Measuring angular N-point correlations of binary black hole merger gravitational-wave events with hierarchical Bayesian inference

TL;DR

This paper develops hierarchical Bayesian methods to measure angular correlations among binary black hole mergers, including sub-threshold events, enhancing understanding of their spatial distribution and large-scale structure.

Contribution

It introduces a novel hierarchical Bayesian framework for measuring N-point angular correlations of gravitational-wave events, including sub-threshold mergers, using a Legendre polynomial basis.

Findings

Method can measure two-point correlations without significance thresholds.

Techniques enable correlation of gravitational waves with galaxy surveys.

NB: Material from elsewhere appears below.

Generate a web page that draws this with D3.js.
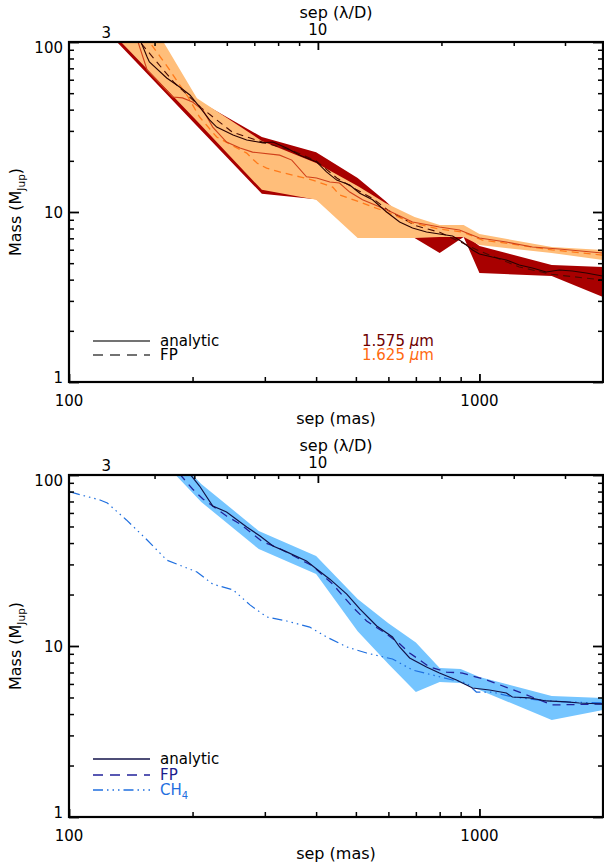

Validation through simulations confirms effectiveness.

Abstract

Advanced LIGO and Virgo have detected ten binary black hole mergers by the end of their second observing run. These mergers have already allowed constraints to be placed on the population distribution of black holes in the Universe, which will only improve with more detections and increasing sensitivity of the detectors. In this paper we develop techniques to measure the angular distribution of black hole mergers by measuring their statistical N-point correlations through hierarchical Bayesian inference. We apply it to the special case of two-point angular correlations using a Legendre polynomial basis on the sky. Building on the mixture model formalism introduced in Ref.[1] we show how one can measure two-point correlations with no threshold on significance, allowing us to target the ensemble of sub-threshold binary black hole mergers not resolvable with the current generation of ground based detectors. We also show how one can use these methods to correlate gravitational waves with other probes of large scale angular structure like galaxy counts, and validate both techniques through simulations.